Published by Bloomsbury ANZ on 3rd July 2014
Format: E-Book, Paperback
Boffins, Dymocks, Booktopia
Winning what you want may cost you everything you love.
As a general’s daughter in a vast empire that revels in war and enslaves those it conquers, seventeen-year-old Kestrel has two choices: she can join the military or get married. But Kestrel has other intentions. One day, she is startled to find a kindred spirit in a young slave up for auction.
Arin’s eyes seem to defy everything and everyone. Following her instinct, Kestrel buys him—with unexpected consequences. It’s not long before she has to hide her growing love for Arin. But he, too, has a secret, and Kestrel quickly learns that the price she paid for a fellow human is much higher than she ever could have imagined.

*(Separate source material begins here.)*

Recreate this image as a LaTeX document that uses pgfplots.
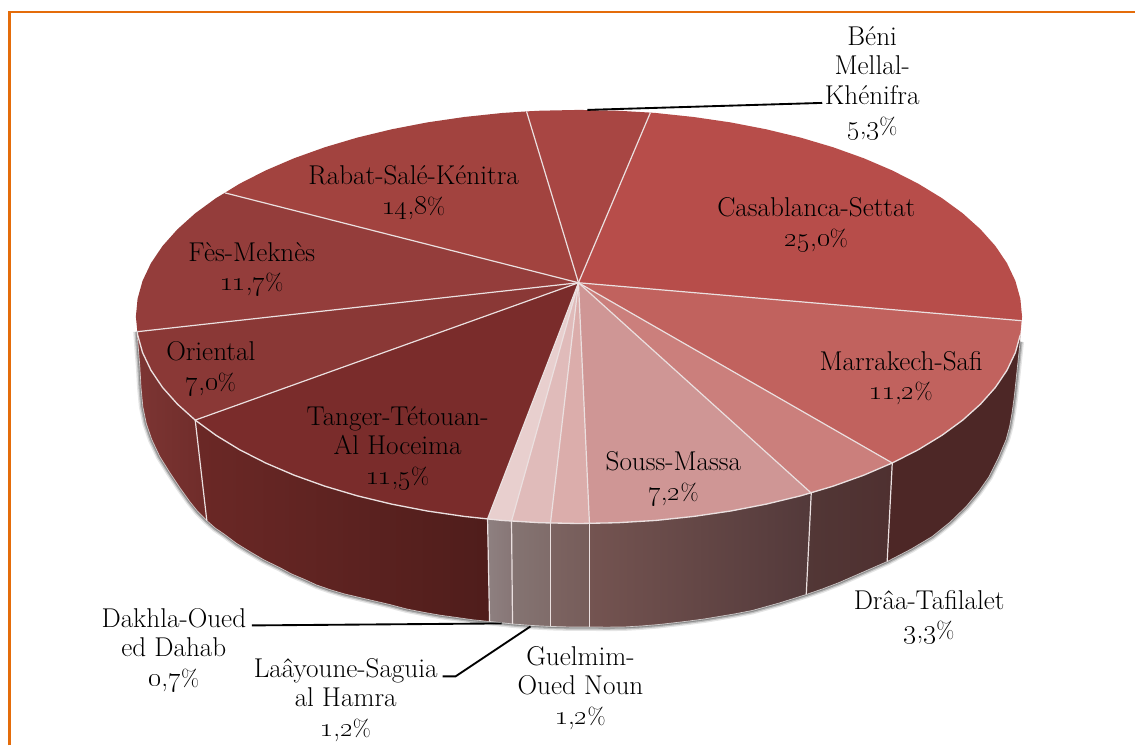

Set in a richly imagined new world, The Winner’s Curse by Marie Rutkoski is a story of deadly games where everything is at stake, and the gamble is whether you will keep your head or lose your heart.
Reading The Winner’s Curse is like taking a really deep breath before going underwater because you don’t know when you’re going to remerge. The whole entire book is one big constant what if and what now. Even re-reading it for a fourth time, I find myself completely spellbound by this fantasy world – where no magic exists – that Rutkoski has created.
Originally I was going to do a mini review for both Curse and Crime, as I’m about to start reading the final book, Kiss, but I realized I have too many feelings and there was nothing “mini” about my review.
Kel is one of my favourite YA heroines. She’s not like my other badass favourite, Celaena (from Throne of Glass), who uses her fists and crazy ninja skills more often than logic. Kel, on the other hand, is logical. She’s smart and very tactical, and it’s her desire not to spill blood that makes her highly appealing in a world where it seems that to have a strong YA heroine, she has to be a fighter. She’s also not perfect, and we’re reminded of this with her interactions with Arin. Both of them are fighting for what is best for their people, and at whatever cost that may be, which means a lot of self-sacrificing on their part.
And Arin. Arin, be still my heart. You make me swoon but you make me angry too. Fourth time reading and I still feel shocked at the turn of events halfway through. And that, dear reader, is the hallmark of a great book. These two have so much room to grow that I don’t know if my heart can handle it.
The beauty of The Winner’s Curse is that it’s a book of subtlety. There’s no grandiose or over the top reminders that things are about to get real. The romance is understated and slow burning and you’ll find that most of the time you just really, really, really want Arin and Kestral to just hurry up and fecking kiss already, but at the same time, it’s a huge breath of fresh air.
What I also loved was that there was a good mixture of plot and characterisation, so you never felt like as a first book, The Winner’s Curse was an info dump of world building and setting up the next two books. I love that even though it’s a fantasy, there’s not even a hint of magic. It’s really defined a new set of rules for the fantasy genre that will open up the gateways to a whole new set of readers.
Full of unexpectancy, intrigue and the strongest main characters in YA right now, The Winner’s Curse is definitely one for your to-be-read-right-now pile.